金、力、地位、名誉

川崎鷹也の曲に「お金もないし力もないし地位も名誉もないけど、君のこと守りたいんだ〜」みたいな曲があるんだけど、初めて聞いた時は、「は?」と思っていた。金も力も地位も名誉もなくて人を守れるわけがあるか。そう思い続け、スカパーのヒットチャートランキングでどんどん上がって行くのを見て、十数回聞き、それでもまだ、「は?」と思うことが多かった。しかし、声の良さとメロディーラインの良さは無視することができなかった。そのうち川崎鷹也はテレビの歌番組に出るようになり、「ふむ……やはり良い声だな……」などと批評家ぶっているうちに、歌詞の内容はどうでもよくなっていった。そして、テレビの出演回数が増えていくにつれて、驚くべきことに、たまに自分でもメロディーを口ずさむようになった。

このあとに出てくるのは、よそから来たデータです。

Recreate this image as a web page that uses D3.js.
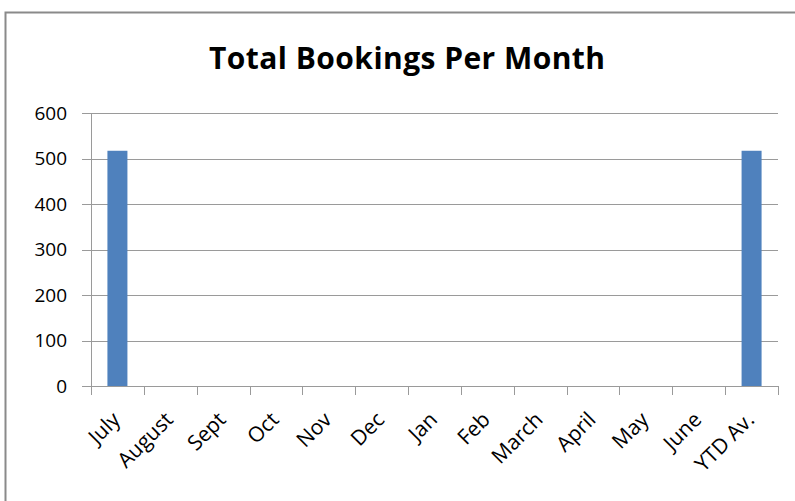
<!DOCTYPE html>
<html>
<head>
<meta charset="utf-8">
<script src="https://cdn.jsdelivr.net/npm/d3@7"></script>
<style>
  body { margin: 0; background: #fff; }
  text { font-family: "Open Sans", "Noto Sans", sans-serif; fill: #000; }
</style>
</head>
<body>
<svg id="chart"></svg>
<script>
const months = ["July","August","Sept","Oct","Nov","Dec","Jan","Feb","March","April","May","June","YTD Av."];
const bookings = [517,0,0,0,0,0,0,0,0,0,0,0,517];
const yTicks = [0,100,200,300,400,500,600];

const W = 795, H = 501;
const plotL = 91, plotR = 778, plotT = 113, plotB = 386;

const svg = d3.select("#chart").attr("width", W).attr("height", H);

// outer frame
svg.append("rect")
    .attr("x", 5.5).attr("y", 12.5)
    .attr("width", W + 10).attr("height", H + 10)
    .attr("fill", "none").attr("stroke", "#8a8a8a").attr("stroke-width", 2);

svg.append("text")
    .attr("x", 407).attr("y", 69)
    .attr("text-anchor", "middle")
    .attr("font-size", "30px")
    .attr("font-weight", "bold")
    .attr("textLength", 396)
    .attr("lengthAdjust", "spacing")
    .text("Total Bookings Per Month");

const x = d3.scaleBand().domain(months).range([plotL, plotR]);
const y = d3.scaleLinear().domain([0, 600]).range([plotB, plotT]);

// gridlines + y ticks
svg.append("g").selectAll("line").data(yTicks).join("line")
    .attr("x1", plotL - 9).attr("x2", plotR)
    .attr("y1", d => Math.round(y(d)) + 0.5).attr("y2", d => Math.round(y(d)) + 0.5)
    .attr("stroke", "#9a9a9a").attr("stroke-width", 1);

svg.append("g").selectAll("text").data(yTicks).join("text")
    .attr("x", 67).attr("y", d => y(d))
    .attr("dy", "0.35em")
    .attr("text-anchor", "end")
    .attr("font-size", "19px")
    .text(d => d);

// y axis line
svg.append("line")
    .attr("x1", plotL + 0.5).attr("x2", plotL + 0.5)
    .attr("y1", plotT).attr("y2", plotB + 9)
    .attr("stroke", "#9a9a9a");

// category ticks
const bounds = months.map(m => x(m)).concat([plotR]);
svg.append("g").selectAll("line").data(bounds).join("line")
    .attr("x1", d => Math.round(d) + 0.5).attr("x2", d => Math.round(d) + 0.5)
    .attr("y1", plotB).attr("y2", plotB + 9)
    .attr("stroke", "#9a9a9a");

// bars
const bw = 20;
svg.append("g").selectAll("rect").data(months).join("rect")
    .attr("x", (d, i) => x(d) + x.bandwidth() / 2 - bw / 2)
    .attr("y", (d, i) => y(bookings[i]))
    .attr("width", bw)
    .attr("height", (d, i) => y(0) - y(bookings[i]))
    .attr("fill", "#4f81bd");

// x labels
svg.append("g").selectAll("text").data(months).join("text")
    .attr("transform", d => `translate(${x(d) + x.bandwidth() / 2 + 4},${plotB + 35}) rotate(-45)`)
    .attr("text-anchor", "end")
    .attr("font-size", "21px")
    .text(d => d);
</script>
</body>
</html>
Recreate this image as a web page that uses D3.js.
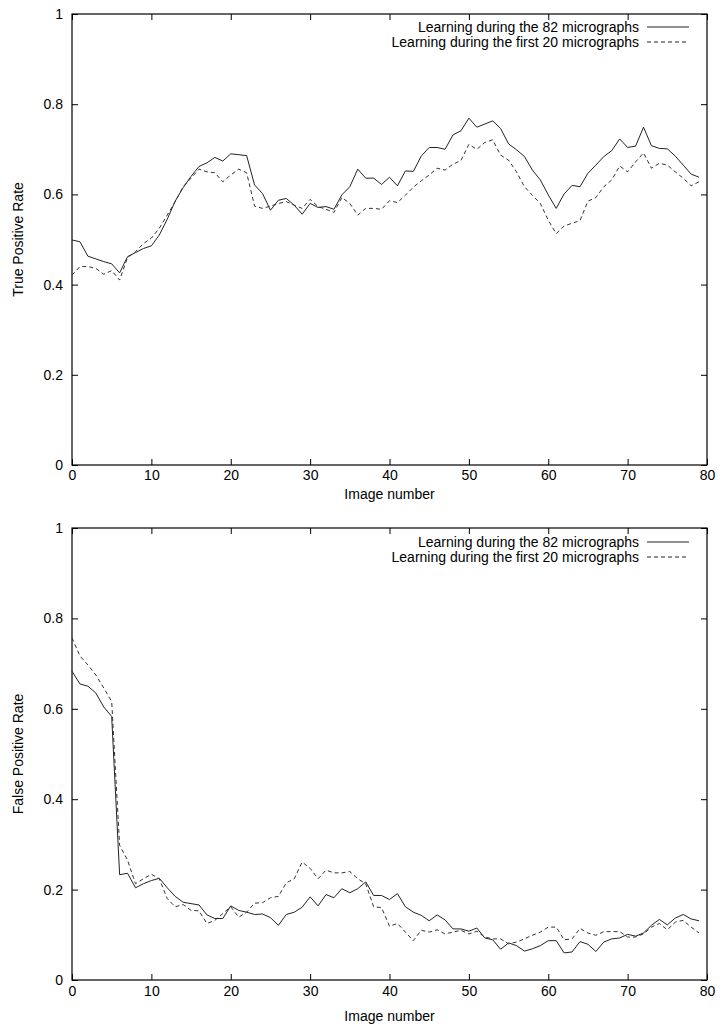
<!DOCTYPE html>
<html><head><meta charset="utf-8">
<script src="https://cdn.jsdelivr.net/npm/d3@7"></script>
<style>body{margin:0;background:#fff}svg{display:block}text{font-family:"Liberation Sans",Arial,sans-serif;fill:#000}</style>
</head><body>
<script>
const imageNumbers = d3.range(0, 80);
const xTicks = [0,10,20,30,40,50,60,70,80];
const yTicks = [0,0.2,0.4,0.6,0.8,1];
const yTickLabels = ["0","0.2","0.4","0.6","0.8","1"];
const seriesNames = ["Learning during the 82 micrographs","Learning during the first 20 micrographs"];

const tprAll = [0.499,0.495,0.463,0.457,0.451,0.446,0.426,0.462,0.471,0.480,
0.486,0.510,0.545,0.585,0.615,0.640,0.662,0.670,0.682,0.674,
0.690,0.688,0.686,0.621,0.602,0.565,0.587,0.591,0.576,0.556,
0.580,0.571,0.573,0.567,0.599,0.617,0.656,0.636,0.636,0.622,
0.638,0.619,0.652,0.651,0.685,0.704,0.704,0.700,0.732,0.741,
0.769,0.749,0.756,0.763,0.746,0.712,0.699,0.684,0.654,0.632,
0.599,0.569,0.601,0.620,0.617,0.647,0.665,0.684,0.697,0.723,
0.704,0.707,0.749,0.708,0.702,0.701,0.685,0.665,0.645,0.638];
const tprFirst20 = [0.421,0.440,0.440,0.436,0.423,0.431,0.410,0.460,0.473,0.491,
0.503,0.525,0.554,0.584,0.617,0.636,0.656,0.650,0.648,0.628,
0.643,0.656,0.648,0.574,0.569,0.574,0.580,0.584,0.576,0.569,
0.589,0.573,0.567,0.560,0.593,0.580,0.554,0.569,0.569,0.567,
0.586,0.582,0.598,0.616,0.630,0.643,0.658,0.654,0.667,0.675,
0.711,0.700,0.715,0.721,0.687,0.676,0.650,0.617,0.598,0.580,
0.543,0.513,0.530,0.536,0.542,0.585,0.593,0.617,0.632,0.663,
0.650,0.672,0.692,0.658,0.669,0.665,0.650,0.636,0.619,0.628];
const fprAll = [0.683,0.655,0.650,0.635,0.604,0.583,0.233,0.236,0.204,0.213,
0.220,0.225,0.204,0.185,0.172,0.169,0.166,0.144,0.136,0.136,
0.164,0.154,0.150,0.145,0.146,0.138,0.121,0.145,0.150,0.161,
0.184,0.164,0.189,0.182,0.202,0.193,0.202,0.217,0.187,0.187,
0.178,0.191,0.162,0.150,0.143,0.131,0.144,0.133,0.113,0.113,
0.108,0.115,0.093,0.089,0.068,0.082,0.076,0.064,0.069,0.076,
0.087,0.087,0.060,0.062,0.085,0.079,0.063,0.084,0.091,0.093,
0.101,0.097,0.104,0.121,0.134,0.122,0.137,0.145,0.135,0.131];
const fprFirst20 = [0.757,0.717,0.697,0.675,0.646,0.616,0.298,0.265,0.213,0.224,
0.234,0.224,0.180,0.162,0.167,0.154,0.153,0.125,0.132,0.147,
0.162,0.139,0.150,0.170,0.171,0.182,0.185,0.215,0.224,0.261,
0.247,0.224,0.243,0.237,0.237,0.240,0.224,0.213,0.162,0.160,
0.119,0.125,0.106,0.087,0.110,0.106,0.111,0.102,0.106,0.110,
0.102,0.108,0.095,0.091,0.091,0.080,0.084,0.091,0.099,0.106,
0.117,0.117,0.089,0.091,0.114,0.104,0.099,0.107,0.107,0.107,
0.095,0.095,0.102,0.117,0.125,0.111,0.128,0.132,0.117,0.104];

const W = 724, H = 1031, FS = 14;
const svg = d3.select("body").append("svg").attr("width", W).attr("height", H);

function panel(top, bottom, yLabel, s1, s2, legendY, xPad, titleY) {
  const x = d3.scaleLinear().domain([0, 80]).range([72, 707]);
  const y = d3.scaleLinear().domain([0, 1]).range([bottom, top]);
  const g = svg.append("g");
  const tl = 6;
  g.append("g").attr("transform", `translate(0,${bottom})`)
    .call(d3.axisBottom(x).tickValues(xTicks).tickSize(-tl).tickPadding(xPad).tickFormat(d3.format("d")))
    .call(a => { a.select(".domain").remove(); a.selectAll("text").attr("font-size", FS).attr("font-family", "Liberation Sans, Arial, sans-serif"); a.selectAll("line").attr("stroke", "#000"); });
  g.append("g").attr("transform", `translate(0,${top})`)
    .call(d3.axisTop(x).tickValues(xTicks).tickSize(-tl).tickFormat(""))
    .call(a => { a.select(".domain").remove(); a.selectAll("line").attr("stroke", "#000"); });
  g.append("g").attr("transform", `translate(72,0)`)
    .call(d3.axisLeft(y).tickValues(yTicks).tickSize(-tl).tickPadding(9).tickFormat((d, i) => yTickLabels[i]))
    .call(a => { a.select(".domain").remove(); a.selectAll("text").attr("font-size", FS).attr("font-family", "Liberation Sans, Arial, sans-serif"); a.selectAll("line").attr("stroke", "#000"); });
  g.append("g").attr("transform", `translate(707,0)`)
    .call(d3.axisRight(y).tickValues(yTicks).tickSize(-tl).tickFormat(""))
    .call(a => { a.select(".domain").remove(); a.selectAll("line").attr("stroke", "#000"); });
  g.append("rect").attr("x", 72).attr("y", top).attr("width", 635).attr("height", bottom - top)
    .attr("fill", "none").attr("stroke", "#000").attr("stroke-width", 1.2);
  const line = d3.line().x((d, i) => x(imageNumbers[i])).y(d => y(d));
  g.append("path").datum(s1).attr("d", line).attr("fill", "none").attr("stroke", "#222").attr("stroke-width", 1);
  g.append("path").datum(s2).attr("d", line).attr("fill", "none").attr("stroke", "#333").attr("stroke-width", 1).attr("stroke-dasharray", "4,3");
  seriesNames.forEach((nm, k) => {
    const ly = legendY + k * 15;
    g.append("text").attr("x", 639).attr("y", ly).attr("dy", "0.35em").attr("text-anchor", "end").attr("font-size", FS).text(nm);
    g.append("line").attr("x1", 647).attr("x2", 689).attr("y1", ly).attr("y2", ly)
      .attr("stroke", "#222").attr("stroke-width", 1).attr("stroke-dasharray", k ? "4,3" : null);
  });
  g.append("text").attr("x", 389.5).attr("y", titleY).attr("dy", "0.35em").attr("text-anchor", "middle").attr("font-size", FS).text("Image number");
  g.append("text").attr("transform", `translate(18,${(top + bottom) / 2}) rotate(-90)`).attr("dy", "0.35em").attr("text-anchor", "middle").attr("font-size", FS).text(yLabel);
}

panel(14, 465, "True Positive Rate", tprAll, tprFirst20, 27, 5, 494);
panel(528, 980, "False Positive Rate", fprAll, fprFirst20, 542, 6, 1016);
</script>
</body></html>
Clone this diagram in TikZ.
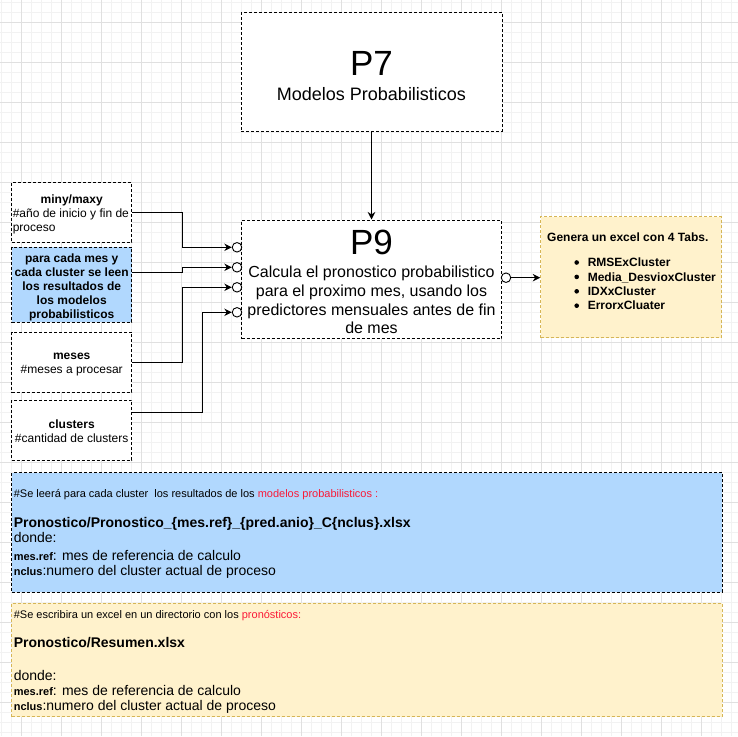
\documentclass[tikz,border=0pt]{standalone}
\usepackage{fontspec}
\setmainfont{Liberation Sans}
\usetikzlibrary{shapes,arrows.meta,positioning}
\definecolor{blueP}{RGB}{177,216,254}
\definecolor{yellowP}{RGB}{255,242,204}
\definecolor{yellowB}{RGB}{214,182,86}
\definecolor{redP}{RGB}{250,25,55}
\newcommand{\fsz}[2]{\fontsize{#1}{#2}\selectfont}
\newcommand{\topline}[1]{\rule{0pt}{#1}}

\begin{document}
\begin{tikzpicture}[x=1pt,y=-1pt,>={Stealth[length=7.5pt,width=7.5pt]},line width=1pt]
\tikzstyle{box} = [rectangle, draw, dash pattern=on 3pt off 2pt, fill=white, inner sep=0pt]
\tikzstyle{inbox} = [box, minimum width=120pt]
\tikzstyle{port} = [circle, draw, fill=white, minimum size=9.5pt, inner sep=0pt, line width=0.9pt]
\tikzstyle{txt} = [inner sep=0pt, font=\fsz{12}{14}]
\tikzstyle{big} = [inner sep=0pt, font=\fsz{35}{40}, anchor=base]
\tikzstyle{note} = [inner sep=0pt, font=\fsz{14}{16}, anchor=base west]
\useasboundingbox (0,0) rectangle (738,736);
% grid
\foreach \g in {1.5,11.5,...,731.5} \draw[black!5] (\g,0) -- (\g,736);
\foreach \g in {2.5,12.5,...,732.5} \draw[black!5] (0,\g) -- (738,\g);
\foreach \g in {21.5,61.5,...,701.5} \draw[black!12] (\g,0) -- (\g,736);
\foreach \g in {22.5,62.5,...,702.5} \draw[black!12] (0,\g) -- (738,\g);

% procesos
\node[box, minimum width=261pt, minimum height=118.5pt] (P7) at (371.5,71.75) {};
\node[big] (p7name) at (371.5,75) {P7};
\node[inner sep=0pt, font=\fsz{18}{20}, anchor=base] (p7txt) at (371.5,100) {Modelos Probabilisticos};
\node[box, minimum width=260pt, minimum height=118.5pt] (P9) at (371.5,279.25) {};
\node[big] (p9name) at (371.5,254) {P9};
\node[txt, font=\fsz{16}{18.7}, align=center, anchor=north] (p9txt) at (371.5,261.3)
  {\topline{16pt}Calcula el pronostico probabilistico\\para el proximo mes, usando los\\predictores mensuales antes de fin\\de mes};

% entradas
\node[inbox, minimum height=59.3pt] (miny) at (71.7,212.35) {};
\node[txt, font=\bfseries\fsz{12}{14}, anchor=base] (minytit) at (71.7,203.3) {miny/maxy};
\node[txt, align=left, anchor=north west] (minytxt) at (12.3,204.7) {\topline{12pt}\#año de inicio y fin de\\proceso};
\node[inbox, fill=blueP, minimum height=75.3pt] (lee) at (71.7,284.65) {};
\node[txt, font=\bfseries\fsz{12}{13.9}, align=center, anchor=north] (leetxt) at (71.7,250.3)
  {\topline{12pt}para cada mes y\\cada cluster se leen\\los resultados de\\los modelos\\probabilisticos};
\node[inbox, minimum height=60.3pt] (meses) at (71.7,362.15) {};
\node[txt, align=center, anchor=north] (mesestxt) at (71.7,347) {\topline{12pt}\textbf{meses}\\\#meses a procesar};
\node[inbox, minimum height=60pt] (clus) at (71.7,430) {};
\node[txt, align=center, anchor=north] (clustxt) at (71.7,415.7) {\topline{12pt}\textbf{clusters}\\\#cantidad de clusters};

% puertos
\node[port] (in1) at (237,247.3) {};
\node[port] (in2) at (237,267.3) {};
\node[port] (in3) at (237,287.3) {};
\node[port] (in4) at (237,312.3) {};
\node[port] (out1) at (506,277.7) {};

\draw[->] (P7.south) -- (P9.north);
\draw[->] (miny.east) -- ++(50,0) |- (in1.west);
\draw[->] ([yshift=12.35pt]lee.east) -- ++(50,0) |- (in2.west);
\draw[->] (meses.east) -- ++(50,0) |- (in3.west);
\draw[->] ([yshift=17.3pt]clus.east) -- ++(70,0) |- (in4.west);

% salida
\node[box, fill=yellowP, draw=yellowB, minimum width=180.3pt, minimum height=121pt] (res) at (630.85,277.2) {};
\draw[->] (out1.east) -- (out1.east -| res.west);
\node[txt, font=\bfseries\fsz{12}{14}, anchor=base west] (restit) at (546.7,241.7) {Genera un excel con 4 Tabs.};
\foreach \t [count=\i] in {RMSExCluster, Media\_DesvioxCluster, IDXxCluster, ErrorxCluater}{
  \node[txt, font=\bfseries\fsz{12}{14}, anchor=base west] (tab\i) at (587.3,{252.3+14.4*\i}) {\t};
  \fill ([xshift=-10.6pt, yshift=4.2pt]tab\i.base west) circle (2.3pt);
}

% notas
\node[box, fill=blueP, minimum width=710.3pt, minimum height=119.3pt] (lectura) at (366.85,532.35) {};
\node[note, font=\fsz{11}{13}] (lecL1) at (13.3,497.7) {\#Se leerá para cada cluster\ \ los resultados de los \textcolor{redP}{modelos probabilisticos :}};
\node[note, font=\bfseries\fsz{14}{16}] (lecL2) at (13.3,527.7) {Pronostico/Pronostico\_\{mes.ref\}\_\{pred.anio\}\_C\{nclus\}.xlsx};
\node[note] (lecL3) at (13.3,542.7) {donde:};
\node[note] (lecL4) at (13.3,560) {{\bfseries\fsz{11}{13}mes.ref}: mes de referencia de calculo};
\node[note] (lecL5) at (13.3,575) {{\bfseries\fsz{11}{13}nclus}:numero del cluster actual de proceso};

\node[box, fill=yellowP, draw=yellowB, minimum width=710.3pt, minimum height=113.5pt] (escritura) at (366.85,659.75) {};
\node[note, font=\fsz{11}{13}] (escL1) at (13.3,618) {\#Se escribira un excel en un directorio con los \textcolor{redP}{pronósticos:}};
\node[note, font=\bfseries\fsz{14}{16}] (escL2) at (13.3,647.3) {Pronostico/Resumen.xlsx};
\node[note] (escL3) at (13.3,680.7) {donde:};
\node[note] (escL4) at (13.3,695.3) {{\bfseries\fsz{11}{13}mes.ref}: mes de referencia de calculo};
\node[note] (escL5) at (13.3,710.7) {{\bfseries\fsz{11}{13}nclus}:numero del cluster actual de proceso};
\end{tikzpicture}
\end{document}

で、昨日、フジテレビの生放送の歌番組に川崎鷹也が出ていて、例の曲を歌っていたのだが、めちゃくちゃ上手くなっていた。テレビに出始めてから、どんどん腕を上げている……。アコースティックギターを弾きながら、歌い、後ろの演奏はない。それで一曲聴き入らせる、その表現力。私はすっかり鷹也に魅了されていた。なにより、そう何度も「金も力も地位も名誉もないけど君のことを守る」と言われると、この男の気概は本物だ……、と思えてくるのだ。この人の言うことは多分、本当だ。そして、金と力と地位と名誉では補えない何かが、本当に大切な何かが、きっとあるのだと思う。鷹也は私にそれを教えてくれた。とても勉強になる曲だ。資本主義の中でどんなに成功しようとも、私たちは幸せになれない可能性がある。

資本主義といえば、20年前に偶然観た、北京ヴァイオリンという中国映画が凄く良かった。中国の貧しい、血の繋がりのない父子がいて、十歳くらいの息子は類まれなるヴァイオリンの才能があるんだけど、お金がないもんだからとてもレッスンなどに通わせられる状況にない。のだけど、なんやかんやの親子の愛情や、周囲の協力もあり、レッスンに通い、腕を磨き、ライバルなんかもでき、コンクールに出場することになる。が、コンクールの日取りが父の出稼ぎだかなんだかの旅立ちの日と重なってしまい、少年はコンクールに行くことになっていたのだが、彼は自らの意思によって会場から飛び出し、亡き母親の忘れ形見であるヴァイオリン片手に駅舎を必死で駆け抜け、雑踏の中から父の姿を見つける。そして、二人は人混みの中で互いに向き合い、息子はコンクールで弾くはずだったヴァイオリン協奏曲を弾き、映画の効果としてオーケストラの音が鳴り合わさり、ヴァイオリン協奏曲は親子二人の世界の中で鳴り響く。息子が涙を堪えながらに弾くヴァイオリンは絶唱のようで、嗚咽が漏れるほどに美しかった。

こんな美しさが、こういう貧しさがゆえの絆と美しさのようなものが、金と力と地位と名誉をもってして手に入るのだろうか?私にはなにもわからない。貧しい上に絆もなく、不幸な親子もいるだろう。裕福な上に絆も深く、幸福な親子もいるだろう。だけど、お金も力も地位も名誉もなくとも幸せになれる可能性がある。これは紛れもない事実なのだ。こんな古く懐かしい中国の良さ、みたいなものは今の中国にもまだ存在するのだろうか。ファーウェイの携帯片手に。私にはなにもわからない……。